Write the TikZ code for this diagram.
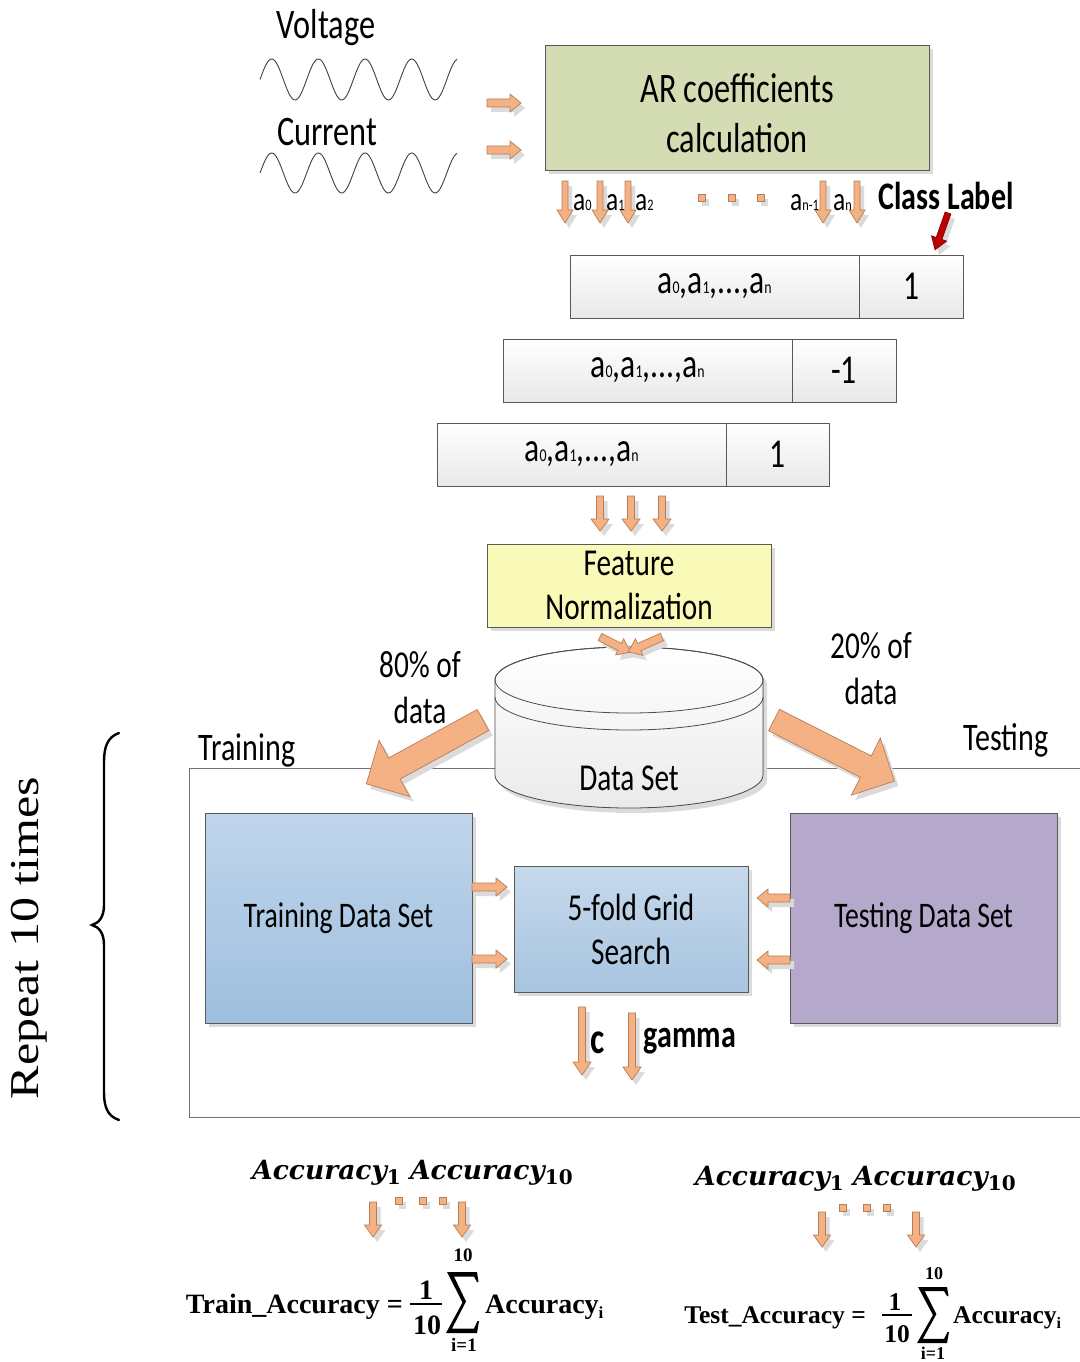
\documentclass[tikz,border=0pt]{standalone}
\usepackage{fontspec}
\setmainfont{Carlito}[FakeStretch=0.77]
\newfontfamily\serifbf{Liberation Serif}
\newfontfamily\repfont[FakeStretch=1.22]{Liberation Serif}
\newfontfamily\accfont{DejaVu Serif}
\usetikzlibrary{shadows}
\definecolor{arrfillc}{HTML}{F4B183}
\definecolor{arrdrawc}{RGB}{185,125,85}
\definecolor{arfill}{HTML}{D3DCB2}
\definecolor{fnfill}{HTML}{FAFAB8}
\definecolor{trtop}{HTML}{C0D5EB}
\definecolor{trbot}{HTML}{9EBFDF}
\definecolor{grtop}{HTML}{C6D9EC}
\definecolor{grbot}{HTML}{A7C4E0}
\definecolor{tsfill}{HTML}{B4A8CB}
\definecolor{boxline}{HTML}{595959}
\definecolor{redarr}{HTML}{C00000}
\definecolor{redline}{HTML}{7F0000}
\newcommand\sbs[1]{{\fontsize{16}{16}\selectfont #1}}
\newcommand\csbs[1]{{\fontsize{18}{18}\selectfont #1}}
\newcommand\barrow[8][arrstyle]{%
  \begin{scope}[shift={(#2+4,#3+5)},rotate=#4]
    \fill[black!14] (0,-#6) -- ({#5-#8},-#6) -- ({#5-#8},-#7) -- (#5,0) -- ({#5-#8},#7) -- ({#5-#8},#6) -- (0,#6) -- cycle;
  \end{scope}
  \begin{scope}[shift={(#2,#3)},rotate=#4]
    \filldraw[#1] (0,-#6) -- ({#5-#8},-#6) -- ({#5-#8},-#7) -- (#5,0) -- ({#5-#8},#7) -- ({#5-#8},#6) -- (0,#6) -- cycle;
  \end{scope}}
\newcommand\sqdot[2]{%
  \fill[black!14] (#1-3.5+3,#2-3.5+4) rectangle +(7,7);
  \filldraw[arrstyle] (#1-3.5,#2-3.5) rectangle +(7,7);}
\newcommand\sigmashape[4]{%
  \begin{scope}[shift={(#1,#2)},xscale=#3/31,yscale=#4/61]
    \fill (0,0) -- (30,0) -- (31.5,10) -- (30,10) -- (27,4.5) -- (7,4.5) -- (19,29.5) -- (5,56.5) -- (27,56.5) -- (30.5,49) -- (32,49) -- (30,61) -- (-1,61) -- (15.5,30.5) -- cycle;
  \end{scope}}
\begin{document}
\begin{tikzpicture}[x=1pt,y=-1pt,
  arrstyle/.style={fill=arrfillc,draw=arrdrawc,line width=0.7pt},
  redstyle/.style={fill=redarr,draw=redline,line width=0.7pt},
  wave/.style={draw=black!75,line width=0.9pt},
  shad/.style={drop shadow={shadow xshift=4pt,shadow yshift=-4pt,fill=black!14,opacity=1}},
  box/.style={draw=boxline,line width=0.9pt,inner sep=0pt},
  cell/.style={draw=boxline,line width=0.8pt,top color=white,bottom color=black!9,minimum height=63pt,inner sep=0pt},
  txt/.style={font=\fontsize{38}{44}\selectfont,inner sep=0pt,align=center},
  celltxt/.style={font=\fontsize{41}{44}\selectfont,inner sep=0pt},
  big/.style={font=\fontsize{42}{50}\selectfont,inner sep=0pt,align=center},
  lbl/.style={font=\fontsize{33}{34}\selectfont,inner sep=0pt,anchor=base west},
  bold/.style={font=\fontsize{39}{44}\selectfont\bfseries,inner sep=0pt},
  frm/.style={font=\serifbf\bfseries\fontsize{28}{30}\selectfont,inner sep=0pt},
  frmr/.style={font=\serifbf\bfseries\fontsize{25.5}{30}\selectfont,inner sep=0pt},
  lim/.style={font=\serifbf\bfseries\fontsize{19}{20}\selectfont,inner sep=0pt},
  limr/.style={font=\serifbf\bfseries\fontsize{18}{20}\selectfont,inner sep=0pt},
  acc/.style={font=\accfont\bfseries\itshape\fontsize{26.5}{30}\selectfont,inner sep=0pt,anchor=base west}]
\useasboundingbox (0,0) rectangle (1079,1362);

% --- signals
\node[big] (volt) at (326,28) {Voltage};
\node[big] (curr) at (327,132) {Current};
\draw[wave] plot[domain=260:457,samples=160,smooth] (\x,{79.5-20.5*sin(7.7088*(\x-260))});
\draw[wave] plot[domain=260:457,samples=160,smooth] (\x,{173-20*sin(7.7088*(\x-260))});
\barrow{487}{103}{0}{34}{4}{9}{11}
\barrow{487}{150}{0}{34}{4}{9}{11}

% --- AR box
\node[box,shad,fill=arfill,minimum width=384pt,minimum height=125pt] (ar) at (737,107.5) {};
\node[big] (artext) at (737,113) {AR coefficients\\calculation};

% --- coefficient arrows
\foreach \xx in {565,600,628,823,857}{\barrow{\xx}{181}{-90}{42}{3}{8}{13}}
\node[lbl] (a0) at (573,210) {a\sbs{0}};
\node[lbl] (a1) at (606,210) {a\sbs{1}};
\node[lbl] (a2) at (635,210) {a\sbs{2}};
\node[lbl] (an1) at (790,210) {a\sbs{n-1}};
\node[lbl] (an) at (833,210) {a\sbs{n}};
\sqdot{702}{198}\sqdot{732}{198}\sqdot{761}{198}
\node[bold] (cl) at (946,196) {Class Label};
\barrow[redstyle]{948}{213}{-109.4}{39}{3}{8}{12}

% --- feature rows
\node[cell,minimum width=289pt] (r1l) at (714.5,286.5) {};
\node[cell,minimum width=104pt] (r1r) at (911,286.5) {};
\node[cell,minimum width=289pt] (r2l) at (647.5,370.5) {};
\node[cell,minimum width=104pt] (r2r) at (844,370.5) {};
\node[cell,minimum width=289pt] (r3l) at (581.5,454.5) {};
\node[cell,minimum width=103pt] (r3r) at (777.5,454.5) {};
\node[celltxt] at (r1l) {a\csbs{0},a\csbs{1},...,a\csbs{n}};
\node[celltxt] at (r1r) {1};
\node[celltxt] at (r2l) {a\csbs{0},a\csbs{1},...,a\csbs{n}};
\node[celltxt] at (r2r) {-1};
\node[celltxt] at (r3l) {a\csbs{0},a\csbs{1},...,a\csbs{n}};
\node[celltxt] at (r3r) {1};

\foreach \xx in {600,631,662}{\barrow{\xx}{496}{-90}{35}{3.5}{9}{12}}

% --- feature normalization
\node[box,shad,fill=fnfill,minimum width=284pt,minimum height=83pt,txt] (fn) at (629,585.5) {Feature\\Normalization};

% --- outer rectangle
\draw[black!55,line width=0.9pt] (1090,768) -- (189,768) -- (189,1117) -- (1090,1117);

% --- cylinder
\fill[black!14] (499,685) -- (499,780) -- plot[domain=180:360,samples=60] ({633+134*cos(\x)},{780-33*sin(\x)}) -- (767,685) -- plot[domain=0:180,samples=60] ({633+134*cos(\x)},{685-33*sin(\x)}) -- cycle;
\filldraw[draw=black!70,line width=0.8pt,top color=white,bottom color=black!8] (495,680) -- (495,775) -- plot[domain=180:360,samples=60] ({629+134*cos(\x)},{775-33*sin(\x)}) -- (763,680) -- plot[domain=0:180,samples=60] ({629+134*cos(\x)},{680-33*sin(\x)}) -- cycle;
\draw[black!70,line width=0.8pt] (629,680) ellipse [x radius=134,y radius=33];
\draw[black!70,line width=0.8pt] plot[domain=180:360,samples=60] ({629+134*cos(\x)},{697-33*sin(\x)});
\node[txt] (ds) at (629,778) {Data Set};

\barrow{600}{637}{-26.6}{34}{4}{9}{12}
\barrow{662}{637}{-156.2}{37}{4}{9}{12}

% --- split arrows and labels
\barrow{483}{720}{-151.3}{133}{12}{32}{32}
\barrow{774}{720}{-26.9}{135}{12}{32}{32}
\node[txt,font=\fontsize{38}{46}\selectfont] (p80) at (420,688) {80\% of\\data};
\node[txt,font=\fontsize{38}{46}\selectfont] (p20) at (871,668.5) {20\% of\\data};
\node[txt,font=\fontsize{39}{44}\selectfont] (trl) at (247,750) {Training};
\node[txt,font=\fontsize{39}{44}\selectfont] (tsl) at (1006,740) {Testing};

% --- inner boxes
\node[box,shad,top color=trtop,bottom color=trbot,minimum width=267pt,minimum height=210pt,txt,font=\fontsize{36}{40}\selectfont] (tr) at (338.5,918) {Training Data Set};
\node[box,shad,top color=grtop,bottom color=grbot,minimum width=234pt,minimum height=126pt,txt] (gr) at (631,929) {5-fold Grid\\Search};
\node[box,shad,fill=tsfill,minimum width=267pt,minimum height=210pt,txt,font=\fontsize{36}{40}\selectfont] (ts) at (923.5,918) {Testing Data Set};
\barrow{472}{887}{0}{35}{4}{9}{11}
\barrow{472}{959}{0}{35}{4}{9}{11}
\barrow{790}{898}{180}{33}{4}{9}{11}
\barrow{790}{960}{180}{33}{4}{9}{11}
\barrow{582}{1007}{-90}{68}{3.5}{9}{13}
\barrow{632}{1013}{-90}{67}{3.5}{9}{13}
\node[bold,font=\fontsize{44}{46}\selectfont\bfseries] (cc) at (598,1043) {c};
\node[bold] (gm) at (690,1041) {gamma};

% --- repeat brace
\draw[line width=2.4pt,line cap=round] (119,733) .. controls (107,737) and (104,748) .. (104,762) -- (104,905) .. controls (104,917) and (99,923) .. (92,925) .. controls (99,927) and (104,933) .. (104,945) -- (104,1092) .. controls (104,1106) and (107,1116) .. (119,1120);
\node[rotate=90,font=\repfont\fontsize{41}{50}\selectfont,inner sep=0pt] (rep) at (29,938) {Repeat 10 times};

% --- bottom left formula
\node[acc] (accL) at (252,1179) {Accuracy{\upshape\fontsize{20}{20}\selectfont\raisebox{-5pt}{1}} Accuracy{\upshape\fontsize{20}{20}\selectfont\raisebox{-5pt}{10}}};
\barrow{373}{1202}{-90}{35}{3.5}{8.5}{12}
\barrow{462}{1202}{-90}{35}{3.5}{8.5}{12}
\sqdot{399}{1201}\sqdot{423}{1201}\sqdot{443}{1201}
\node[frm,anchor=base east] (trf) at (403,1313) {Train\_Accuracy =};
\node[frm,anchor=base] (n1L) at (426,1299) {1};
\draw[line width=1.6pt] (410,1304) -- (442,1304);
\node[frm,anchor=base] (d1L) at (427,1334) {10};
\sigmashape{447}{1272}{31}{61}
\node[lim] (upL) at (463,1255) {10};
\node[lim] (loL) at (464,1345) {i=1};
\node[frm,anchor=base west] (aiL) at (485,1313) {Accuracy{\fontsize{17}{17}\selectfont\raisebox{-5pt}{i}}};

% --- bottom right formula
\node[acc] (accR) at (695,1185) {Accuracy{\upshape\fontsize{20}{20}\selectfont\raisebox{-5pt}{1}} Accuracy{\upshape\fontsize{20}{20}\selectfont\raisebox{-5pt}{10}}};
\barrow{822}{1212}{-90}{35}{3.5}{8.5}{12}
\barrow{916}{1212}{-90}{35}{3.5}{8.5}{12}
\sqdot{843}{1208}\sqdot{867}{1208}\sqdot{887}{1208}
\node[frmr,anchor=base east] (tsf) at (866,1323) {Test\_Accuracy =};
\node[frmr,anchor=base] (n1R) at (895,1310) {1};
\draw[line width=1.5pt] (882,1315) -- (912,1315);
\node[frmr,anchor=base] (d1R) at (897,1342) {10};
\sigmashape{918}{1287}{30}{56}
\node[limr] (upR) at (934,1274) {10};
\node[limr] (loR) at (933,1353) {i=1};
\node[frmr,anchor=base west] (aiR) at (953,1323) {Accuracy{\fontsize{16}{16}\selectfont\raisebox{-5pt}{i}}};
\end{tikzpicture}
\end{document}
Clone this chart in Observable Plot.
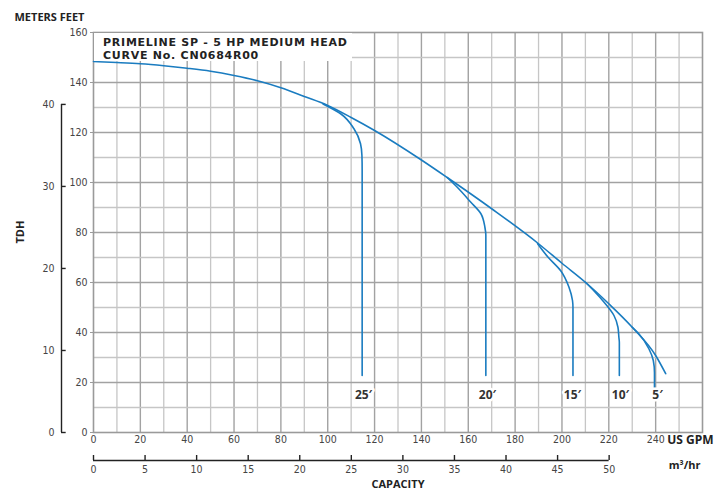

- [WHAT IS ASKED]: Where a line in the entries holds the word "this", copy that line.

- [EXERCISE ANSWER]:
Write the TikZ code for this diagram.
Clone this chart in Observable Plot.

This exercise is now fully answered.